The supply curve is the visual point. Polkadot has not eliminated issuance; it has made issuance more predictable and progressively constrained. That changes how rewards should be interpreted.
Delegators Need to Think in Real Yield
A delegator looking only at staking APR is now missing half the picture.
The useful questions are more specific:
- How much of the return survives after issuance and dilution are considered?
- Is the validator commission fair relative to performance and reliability?
- Does the validator contribute to decentralization, governance quality, or network resilience?
- Is the network producing enough demand to make constrained supply matter?
This is not a call to ignore APR. Rewards still matter. But a capped supply model makes lazy APR comparison weaker. A validator with slightly lower nominal yield but stronger uptime, better governance behavior, and a more sustainable commission policy may be the better long-term choice.
That is the audience shift: staking becomes less about chasing the biggest displayed percentage and more about selecting durable economic participation.
Validators Face a Sharper Market
Validators should read Referendum 1710 as a change in their operating environment.
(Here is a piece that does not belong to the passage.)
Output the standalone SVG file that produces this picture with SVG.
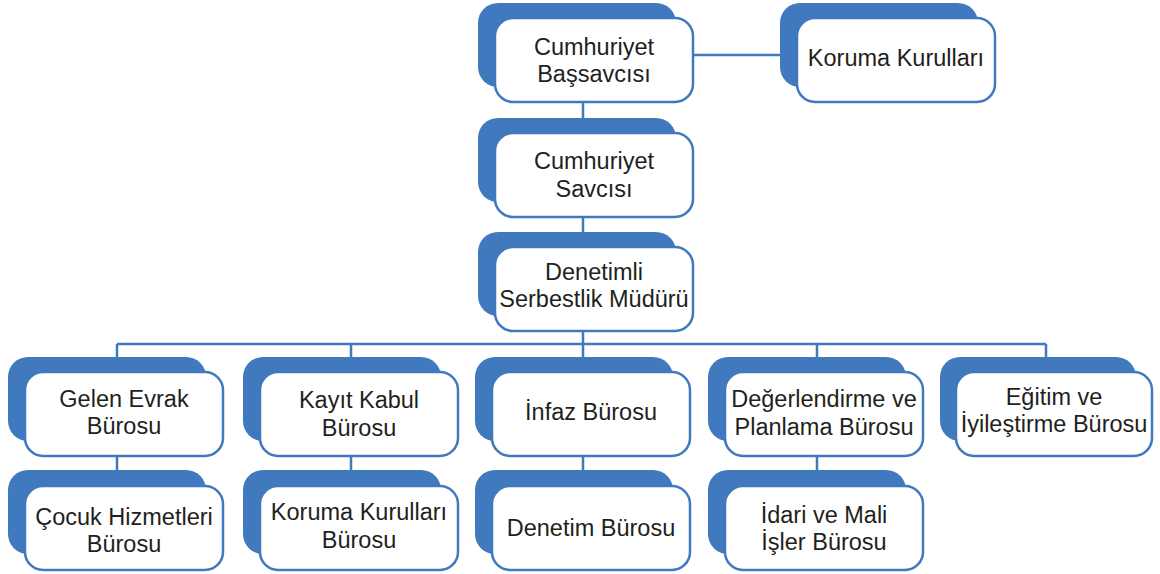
<svg xmlns="http://www.w3.org/2000/svg" width="1160" height="574" viewBox="0 0 1160 574">
<style>
.bk{fill:#4179bf}
.fr{fill:#fff;stroke:#4179bf;stroke-width:2.5}
.cn{fill:none;stroke:#4179bf;stroke-width:2.5}
.t{font-family:"Liberation Sans",Arial,sans-serif;font-size:23.5px;fill:#231f20;text-anchor:middle}
</style>
<rect width="1160" height="574" fill="#fff"/>
<g id="connectors">
<path class="cn" d="M693 55H780"/>
<path class="cn" d="M583 102V118M583 217V232M583 331V344"/>
<path class="cn" d="M117 344H1046M117 344V357M351 344V357M583 344V357M817 344V357M1046 344V357"/>
<path class="cn" d="M117 456V470M351 456V470M583 456V470M817 456V470"/>
</g>
<g id="n-bassavci">
<rect class="bk" x="478" y="3" width="198" height="84" rx="20"/>
<rect class="fr" x="495" y="18" width="198" height="84" rx="18"/>
<text class="t" x="594" y="55">Cumhuriyet</text>
<text class="t" x="594" y="82">Başsavcısı</text>
</g>
<g id="n-koruma">
<rect class="bk" x="780" y="3" width="198" height="84" rx="20"/>
<rect class="fr" x="797" y="18" width="198" height="84" rx="18"/>
<text class="t" x="896" y="66">Koruma Kurulları</text>
</g>
<g id="n-savci">
<rect class="bk" x="478" y="118" width="198" height="84" rx="20"/>
<rect class="fr" x="495" y="133" width="198" height="84" rx="18"/>
<text class="t" x="594" y="169">Cumhuriyet</text>
<text class="t" x="594" y="197">Savcısı</text>
</g>
<g id="n-mudur">
<rect class="bk" x="478" y="232" width="198" height="84" rx="20"/>
<rect class="fr" x="495" y="247" width="198" height="84" rx="18"/>
<text class="t" x="594" y="280">Denetimli</text>
<text class="t" x="594" y="307">Serbestlik Müdürü</text>
</g>
<g id="n-gelen">
<rect class="bk" x="8" y="357" width="198" height="84" rx="20"/>
<rect class="fr" x="25" y="372" width="198" height="84" rx="18"/>
<text class="t" x="124" y="407">Gelen Evrak</text>
<text class="t" x="124" y="434">Bürosu</text>
</g>
<g id="n-kayit">
<rect class="bk" x="243" y="357" width="198" height="84" rx="20"/>
<rect class="fr" x="260" y="372" width="198" height="84" rx="18"/>
<text class="t" x="359" y="408">Kayıt Kabul</text>
<text class="t" x="359" y="436">Bürosu</text>
</g>
<g id="n-infaz">
<rect class="bk" x="475" y="357" width="198" height="84" rx="20"/>
<rect class="fr" x="492" y="372" width="198" height="84" rx="18"/>
<text class="t" x="591" y="420">İnfaz Bürosu</text>
</g>
<g id="n-degerlendirme">
<rect class="bk" x="708" y="357" width="198" height="84" rx="20"/>
<rect class="fr" x="725" y="372" width="198" height="84" rx="18"/>
<text class="t" x="824" y="407">Değerlendirme ve</text>
<text class="t" x="824" y="435">Planlama Bürosu</text>
</g>
<g id="n-egitim">
<rect class="bk" x="940" y="357" width="196" height="84" rx="20"/>
<rect class="fr" x="956" y="372" width="196" height="84" rx="18"/>
<text class="t" x="1054" y="405">Eğitim ve</text>
<text class="t" x="1054" y="432">İyileştirme Bürosu</text>
</g>
<g id="n-cocuk">
<rect class="bk" x="8" y="470" width="198" height="84" rx="20"/>
<rect class="fr" x="25" y="486" width="198" height="84" rx="18"/>
<text class="t" x="124" y="525">Çocuk Hizmetleri</text>
<text class="t" x="124" y="552">Bürosu</text>
</g>
<g id="n-koruma-buro">
<rect class="bk" x="243" y="470" width="198" height="84" rx="20"/>
<rect class="fr" x="260" y="486" width="198" height="84" rx="18"/>
<text class="t" x="359" y="520">Koruma Kurulları</text>
<text class="t" x="359" y="548">Bürosu</text>
</g>
<g id="n-denetim">
<rect class="bk" x="475" y="470" width="198" height="84" rx="20"/>
<rect class="fr" x="492" y="486" width="198" height="84" rx="18"/>
<text class="t" x="591" y="536">Denetim Bürosu</text>
</g>
<g id="n-idari">
<rect class="bk" x="708" y="470" width="198" height="84" rx="20"/>
<rect class="fr" x="725" y="486" width="198" height="84" rx="18"/>
<text class="t" x="824" y="523">İdari ve Mali</text>
<text class="t" x="824" y="550">İşler Bürosu</text>
</g>
</svg>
In an uncapped inflation model, high issuance can smooth over weak economics for longer. Under a declining issuance path, validator quality becomes more visible. Commission policy, uptime, governance participation, infrastructure discipline, and stake attraction all matter more because rewards sit inside a more constrained monetary envelope.
That does not make validation less attractive. It makes validator economics more competitive.
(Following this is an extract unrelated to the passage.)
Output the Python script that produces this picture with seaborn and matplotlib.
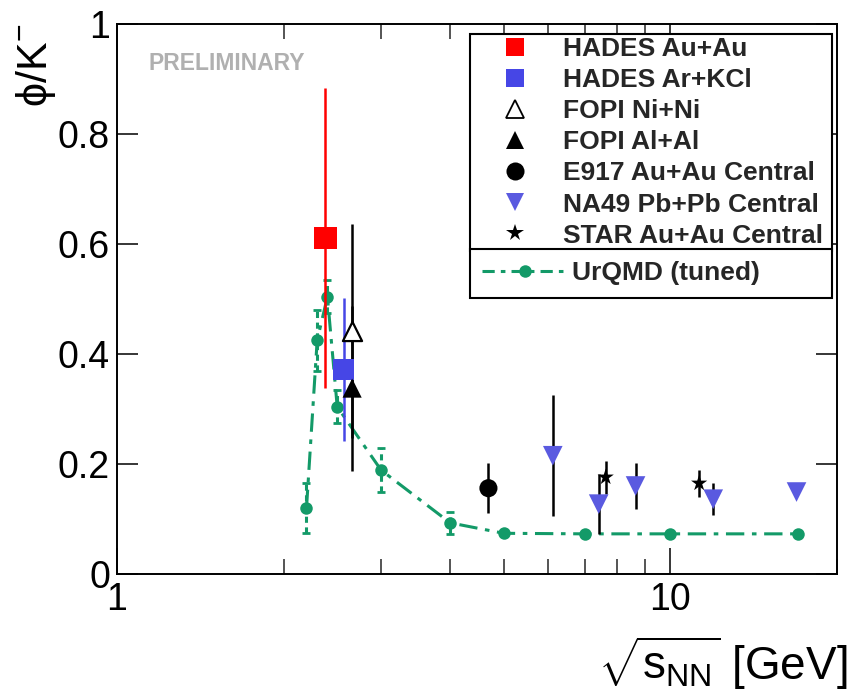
import numpy as np
import pandas as pd
import matplotlib
matplotlib.use("Agg")
import matplotlib.pyplot as plt
from matplotlib.lines import Line2D
import seaborn as sns

# ---------------- data ----------------
hades_auau_x = [2.38]
hades_auau_y = [0.611]
hades_auau_err = [0.272]

hades_arkcl_x = [2.57]
hades_arkcl_y = [0.371]
hades_arkcl_err = [0.13]

fopi_nini_x = [2.66]
fopi_nini_y = [0.442]
fopi_nini_err = [0.195]

fopi_alal_x = [2.66]
fopi_alal_y = [0.338]
fopi_alal_err = [0.15]

e917_x = [4.69]
e917_y = [0.156]
e917_err = [0.045]

na49_x = [6.13, 7.42, 8.65, 11.95, 16.9]
na49_y = [0.215, 0.127, 0.160, 0.136, 0.149]
na49_err = [0.11, 0.054, 0.042, 0.029, 0.0]

star_x = [7.64, 11.27]
star_y = [0.176, 0.165]
star_err = [0.03, 0.025]

urqmd_x = [2.2, 2.3, 2.4, 2.5, 3.0, 4.0, 5.0, 7.0, 10.0, 17.0]
urqmd_y = [0.120, 0.425, 0.504, 0.304, 0.189, 0.093, 0.074, 0.073, 0.073, 0.073]
urqmd_err = [0.045, 0.055, 0.03, 0.03, 0.04, 0.02, 0.0, 0.0, 0.0, 0.0]

legend_labels = ["HADES Au+Au", "HADES Ar+KCl", "FOPI Ni+Ni", "FOPI Al+Al",
                 "E917 Au+Au Central", "NA49 Pb+Pb Central", "STAR Au+Au Central"]
model_label = "UrQMD (tuned)"

# ---------------- style ----------------
sns.set_theme(style="ticks")
plt.rcParams["font.family"] = ["Liberation Sans", "DejaVu Sans"]
plt.rcParams["mathtext.fontset"] = "custom"
plt.rcParams["mathtext.rm"] = "Liberation Sans"
plt.rcParams["mathtext.it"] = "Liberation Sans:italic"
plt.rcParams["mathtext.bf"] = "Liberation Sans:bold"

RED = "#ff0000"
BLUE = "#4646e6"
NABLUE = "#5a5ae0"
GREEN = "#139a68"

W, H = 852, 695
fig = plt.figure(figsize=(W/100, H/100), dpi=100)
AX_L, AX_R, AX_T, AX_B = 117, 837, 24, 574
ax = fig.add_axes([AX_L/W, 1-AX_B/H, (AX_R-AX_L)/W, (AX_B-AX_T)/H])
ax.set_xscale("log")
ax.set_xlim(1, 20)
ax.set_ylim(0, 1)

# ---------- UrQMD ----------
urq = pd.DataFrame({"x": urqmd_x, "y": urqmd_y})
eb = ax.errorbar(urqmd_x, urqmd_y, yerr=urqmd_err, fmt="none", ecolor=GREEN,
                 elinewidth=2.2, capsize=3, capthick=2, zorder=2)
for lc in eb[2]:
    lc.set_linestyle((0, (2, 1.5)))
sns.lineplot(data=urq, x="x", y="y", ax=ax, color=GREEN, lw=2.2,
             linestyle=(0, (6, 2.5, 1.5, 2.5)), marker="o", markersize=9,
             markeredgewidth=0, sort=False, zorder=3, legend=False)

# ---------- data sets ----------
def errs(x, y, e, color):
    ax.errorbar(x, y, yerr=e, fmt="none", ecolor=color, elinewidth=1.8,
                capsize=0, zorder=4)

errs(hades_auau_x, hades_auau_y, hades_auau_err, RED)
errs(hades_arkcl_x, hades_arkcl_y, hades_arkcl_err, BLUE)
errs(fopi_nini_x, fopi_nini_y, fopi_nini_err, "black")
errs(fopi_alal_x, fopi_alal_y, fopi_alal_err, "black")
errs(e917_x, e917_y, e917_err, "black")
errs(na49_x, na49_y, na49_err, "black")
errs(star_x, star_y, star_err, "black")

def scat(x, y, marker, s, fc, ec="none", lw=0):
    sns.scatterplot(x=x, y=y, ax=ax, marker=marker, s=s, color=fc,
                    edgecolor=ec, linewidth=lw, zorder=5, legend=False)

scat(hades_auau_x, hades_auau_y, "s", 260, RED)
scat(hades_arkcl_x, hades_arkcl_y, "s", 230, BLUE)
scat(fopi_nini_x, fopi_nini_y, "^", 190, "white", "black", 1.6)
scat(fopi_alal_x, fopi_alal_y, "^", 190, "black")
scat(e917_x, e917_y, "o", 170, "black")
scat(na49_x, na49_y, "v", 200, NABLUE)
scat(star_x, star_y, "*", 150, "black")

# ---------- axes ----------
ax.set_yticks([0, 0.2, 0.4, 0.6, 0.8, 1.0])
ax.set_yticklabels(["0", "0.2", "0.4", "0.6", "0.8", "1"])
ax.set_xticks([1, 10])
ax.set_xticklabels(["1", "10"])
ax.set_xticks([2, 3, 4, 5, 6, 7, 8, 9, 20], minor=True)
ax.xaxis.set_minor_formatter(matplotlib.ticker.NullFormatter())
ax.yaxis.set_minor_locator(matplotlib.ticker.NullLocator())
ax.tick_params(axis="both", which="major", direction="in", top=True, right=True,
               labelsize=27, width=1.1, color="black", labelcolor="black")
ax.tick_params(axis="y", which="major", length=15, pad=5)
ax.tick_params(axis="x", which="major", length=18.5, pad=6)
ax.tick_params(axis="x", which="minor", direction="in", top=True, length=10.5, width=1.1)
for sp in ax.spines.values():
    sp.set_visible(True)
    sp.set_linewidth(1.4)
    sp.set_color("black")

ax.set_ylabel(r"ϕ/K$^{-}$", fontsize=31, loc="top", labelpad=0, color="black")
ax.set_xlabel(r"$\sqrt{\mathrm{s}_{\mathrm{NN}}}$ [GeV]", fontsize=33, color="black",
              ha="right")
ax.xaxis.set_label_coords((847-AX_L)/(AX_R-AX_L), -(692-AX_B)/(AX_B-AX_T))
ax.xaxis.label.set_va("bottom")

ax.text(148/W, 1-64/H, "PRELIMINARY", transform=fig.transFigure,
        fontsize=16.5, fontweight="bold", color="#b0b0b0", va="center", ha="left")

# ---------- legend (two stacked boxes) ----------
def hndl(marker, fc, ec, mew=0):
    return Line2D([], [], ls="none", marker=marker, ms=13, mfc=fc, mec=ec, mew=mew)

handles = [
    hndl("s", RED, RED),
    hndl("s", BLUE, BLUE),
    hndl("^", "white", "black", 1.3),
    hndl("^", "black", "black"),
    hndl("o", "black", "black"),
    hndl("v", NABLUE, NABLUE),
    hndl("*", "black", "black"),
]
model_handle = Line2D([], [], color=GREEN, lw=2.2, ls=(0, (4, 2, 1.5, 2)),
                      marker="o", ms=9, mew=0)

def to_ax(px, py):
    return (px-AX_L)/(AX_R-AX_L), (AX_B-py)/(AX_B-AX_T)

LX0, LX1 = 470, 832
common = dict(frameon=True, fancybox=False, edgecolor="black", mode="expand",
              prop={"family": "Liberation Sans", "weight": "bold", "size": 19},
              handlelength=3.2, handletextpad=0.2, borderaxespad=0,
              framealpha=1, loc="upper left")

bx0, by0 = to_ax(LX0, 34)
bx1, _ = to_ax(LX1, 34)
_, by1 = to_ax(LX0, 251)
leg1 = ax.legend(handles, legend_labels,
                 bbox_to_anchor=(bx0, by1, bx1-bx0, by0-by1),
                 labelspacing=0.27, borderpad=0.11, **common)
leg1.get_frame().set_linewidth(1.5)
leg1.set_zorder(10)
ax.add_artist(leg1)

_, cy0 = to_ax(LX0, 249)
_, cy1 = to_ax(LX0, 298)
leg2 = ax.legend([model_handle], [model_label],
                 bbox_to_anchor=(bx0, cy1, bx1-bx0, cy0-cy1),
                 borderpad=0.47, **common)
leg2.get_frame().set_linewidth(1.5)
leg2.set_zorder(10)

fig.savefig("out.png", dpi=100)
The strongest operators will be the ones that can explain their value clearly: reliable performance, sensible fees, transparent operations, and a reason for delegators to stay when nominal reward rates evolve.
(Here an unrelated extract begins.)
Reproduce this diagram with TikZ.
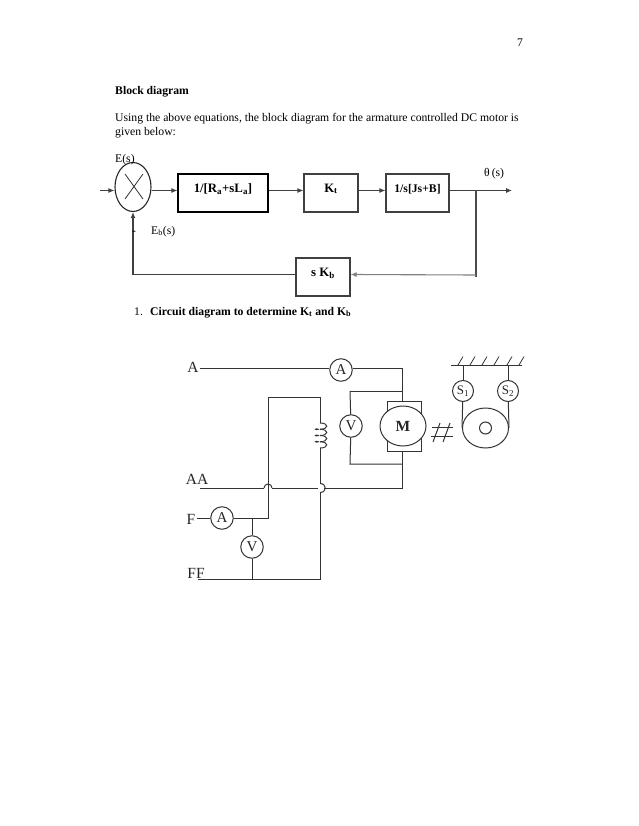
\documentclass[tikz,border=0pt]{standalone}
\usepackage{fontspec}
\setmainfont{Liberation Serif}
\usepackage{tikz}
\usetikzlibrary{arrows.meta, shapes.geometric}
\tikzset{
  txt/.style={anchor=base west, inner sep=0pt, font=\fontsize{11.7}{12}\selectfont},
  btxt/.style={anchor=base west, inner sep=0pt, font=\fontsize{11.7}{12}\selectfont\bfseries},
  lbl/.style={inner sep=0pt, font=\fontsize{15.5}{16}\selectfont, text=black!85},
  blockbox/.style={draw=black!75, line width=1.1pt, minimum height=38pt},
  flow/.style={draw=black!75, line width=1.1pt, -{Latex[length=6pt,width=5pt]}},
  wire/.style={draw=black!80, line width=1pt},
  meter/.style={draw=black!80, circle, line width=1pt, minimum size=22.5pt, inner sep=0pt, fill=white, font=\fontsize{15}{16}\selectfont, text=black!85}
}
\begin{document}
\begin{tikzpicture}[x=1pt,y=-1pt]
  \useasboundingbox (0,0) rectangle (638,826);
  % texte de la page
  \node[txt] (page) at (517,47) {7};
  \node[btxt] (title) at (115,95) {Block diagram};
  \node[txt] (intro) at (115,122) {Using the above equations, the block diagram for the armature controlled DC motor is};
  \node[txt] (introb) at (115,135.5) {given below:};
  \node[txt] (num) at (134,315) {1.};
  \node[btxt] (item) at (150,315) {Circuit diagram to determine K\textsubscript{t} and K\textsubscript{b}};

  % schema bloc
  \node[draw=black!85, ellipse, line width=1.1pt, minimum width=36pt, minimum height=49pt, inner sep=0pt] (sum) at (133,187) {};
  \draw[black!80, line width=0.8pt] (125,174) -- (143,199);
  \draw[black!80, line width=0.8pt] (143,174) -- (125,199);
  \node[blockbox, draw=black, minimum width=90pt, text depth=10pt, font=\fontsize{12.8}{13}\selectfont\bfseries] (G1) at (223,193) {1/[R\textsubscript{a}+sL\textsubscript{a}]};
  \node[blockbox, minimum width=54pt, text depth=10pt, font=\fontsize{12.8}{13}\selectfont\bfseries] (Kt) at (331,193) {K\textsubscript{t}};
  \node[blockbox, minimum width=63pt, text depth=10pt, font=\fontsize{11.7}{12}\selectfont\bfseries] (G3) at (417.5,193) {1/s[Js+B]};
  \node[blockbox, minimum width=54pt, text depth=10pt, font=\fontsize{12.8}{13}\selectfont\bfseries] (Kb) at (323,277) {s K\textsubscript{b}};
  \coordinate (in) at (100,190.5);
  \coordinate (out) at (512,190.5);
  \coordinate (branch) at (476,190.5);
  \coordinate (branchb) at (476,277);
  \coordinate (corner) at (133,274.5);
  \draw[flow] (in) -- (sum.west |- in);
  \draw[flow] (sum.east |- in) -- (G1.west |- in);
  \draw[flow] (G1.east |- in) -- (Kt.west |- in);
  \draw[flow] (Kt.east |- in) -- (G3.west |- in);
  \draw[flow] (G3.east |- in) -- (out);
  \draw[draw=black!70, line width=1.1pt] (branch) -- (branchb);
  \draw[flow, draw=black!50] (476,275) -- (Kb.east |- corner);
  \draw[flow] (Kb.west |- corner) -- (corner) -- (sum.south);
  \node[txt] (Es) at (115,163) {E(s)};
  \node[txt] (theta) at (484,177) {θ\,(s)};
  \node[txt] (minus) at (132,234) {-};
  \node[txt] (Eb) at (151,234) {E\textsubscript{b}(s)};

  % circuit
  \node[lbl] (LA) at (193,367) {A};
  \node[lbl] (LAA) at (197,479) {AA};
  \node[lbl] (LF) at (191,519) {F};
  \node[lbl] (LFF) at (196,573) {FF};
  \node[meter] (mA) at (341,370) {A};
  \node[meter] (mV) at (351,426) {V};
  \node[meter] (fA) at (222,518) {A};
  \node[meter] (fV) at (252,547) {V};
  \node[draw=black!80, line width=1pt, minimum width=34pt, minimum height=50pt, inner sep=0pt] (brush) at (404,426) {};
  \node[draw=black!80, ellipse, line width=1pt, fill=white, minimum width=46pt, minimum height=40pt, inner sep=0pt, font=\fontsize{15.5}{16}\selectfont\bfseries, text=black!85] (M) at (403,426) {M};
  \coordinate (Astart) at (200,368);
  \coordinate (Atop) at (402,368);
  \coordinate (Abot) at (402,488);
  \coordinate (AAstart) at (200,488);
  \coordinate (Vtl) at (350,391);
  \coordinate (Vbl) at (350,464);
  \coordinate (Ftop) at (268,397);
  \coordinate (Ltop) at (320,397);
  \coordinate (Fstart) at (197,518);
  \coordinate (Fjoin) at (268,518);
  \coordinate (Vjoin) at (252,518);
  \coordinate (FFstart) at (198,579);
  \coordinate (FFend) at (320,579);
  \coordinate (Vfoot) at (252,579);
  \draw[wire] (Astart) -- (mA.west |- Astart);
  \draw[wire] (mA.east |- Atop) -- (Atop) -- (Atop |- brush.north);
  \draw[wire] (Atop |- brush.south) -- (Abot) -- (324,488);
  \draw[wire] (318,488) -- (272,488);
  \draw[wire] (264,488) -- (AAstart);
  \draw[wire] (272,488) arc[start angle=0, end angle=-180, radius=4];
  \draw[wire] (Vtl) -- (Vtl -| Atop);
  \draw[wire] (Vtl) -- (mV);
  \draw[wire] (mV) -- (Vbl) -- (Vbl -| Atop);
  \draw[wire] (Fstart) -- (fA);
  \draw[wire] (fA) -- (Fjoin) -- (Ftop) -- (Ltop) -- (320,423);
  \draw[wire] (Vjoin) -- (fV);
  \draw[wire] (fV) -- (Vfoot);
  \draw[wire] (FFstart) -- (FFend) -- (320,492.5);
  \draw[wire] (320,483.5) .. controls (327,483.5) and (327,492.5) .. (320,492.5);
  \draw[wire] (320,483.5) -- (320,448);
  % bobine
  \foreach \y in {423,429.25,435.5,441.75}
    \draw[wire] (320,\y) .. controls (329,\y) and (329,\y+6.25) .. (320,\y+6.25);
  \foreach \y in {429.25,435.5,441.75}
    \draw[wire, line width=0.7pt] (319,\y) .. controls (314,\y-2) and (314,\y+2) .. (319,\y);
  % accouplement
  \draw[wire] (432,427) -- (453,427);
  \draw[wire] (431,436) -- (453,436);
  \draw[wire] (433,442) -- (440,423);
  \draw[wire] (443,442) -- (450,423);
  % tambour
  \node[meter, minimum size=21pt, font=\fontsize{13}{14}\selectfont] (S1) at (463,391) {S\textsubscript{1}};
  \node[meter, minimum size=21pt, font=\fontsize{13}{14}\selectfont] (S2) at (508,391) {S\textsubscript{2}};
  \node[draw=black!80, ellipse, line width=1pt, minimum width=46pt, minimum height=40pt, inner sep=0pt] (drum) at (485.5,428) {};
  \node[draw=black!80, circle, line width=1pt, minimum size=12pt, inner sep=0pt] (hub) at (485.5,428) {};
  \coordinate (ceilA) at (451,365);
  \coordinate (ceilB) at (522,365);
  \draw[wire] (ceilA) -- (ceilB);
  \foreach \x in {458,470,482,494,507,519}
    \draw[wire, line width=0.8pt] (\x,365) -- (\x+5,356.5);
  \draw[wire] (463,365) -- (S1);
  \draw[wire] (S1) -- (drum.west);
  \draw[wire] (508,365) -- (S2);
  \draw[wire] (S2) -- (drum.east);
\end{tikzpicture}
\end{document}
The Treasury Also Gets a New Constraint
This change is not only about staking.
A hard cap changes how treasury spending feels. When supply is open-ended, future issuance can blur the cost of ecosystem funding. When supply is capped, capital allocation becomes easier to scrutinize.
That does not mean the treasury should stop spending. It means spending needs to be tied more visibly to outcomes: more useful applications, stronger coretime demand, better developer retention, better liquidity, better infrastructure, and more reasons for users to hold or use DOT.
The cap raises the standard for treasury strategy. That is healthy if governance responds with discipline.
Scarcity Is Not Demand
The most important caveat is this: a cap does not automatically create value.
It improves the monetary foundation. It makes dilution more predictable. It gives investors and analysts a cleaner model. But scarcity only matters when the asset sits inside a system people want to use, secure, build on, or allocate around.
That is where Polkadot's next phase becomes more interesting. The supply side is now clearer. The demand side has to keep proving itself through coretime usage, application growth, ecosystem revenue, and credible governance execution.
Referendum 1710 does not finish the economic story. It makes the story measurable.
How to Read Polkadot From Here
The useful indicators are no longer only issuance and staking APR.
Watch the full stack:
- staking participation and validator commission trends
- treasury spend quality and measurable ecosystem outcomes
- coretime demand and infrastructure usage
- validator concentration and delegation behavior
- whether DOT demand grows alongside the constrained supply path
That is the real economic conversation now. Polkadot has put a hard ceiling on supply. The next test is whether the network can make the capped asset more productive.
Sources
- Polkadot now has a 2.1B DOT maximum supply under Referendum 1710.
- Issuance follows a two-year step schedule based on 13.14% of remaining unissued supply.
- Delegators should judge staking by real yield, commission quality, and network productivity.
- Validators now compete in a constrained model where reliability and stake attraction matter more.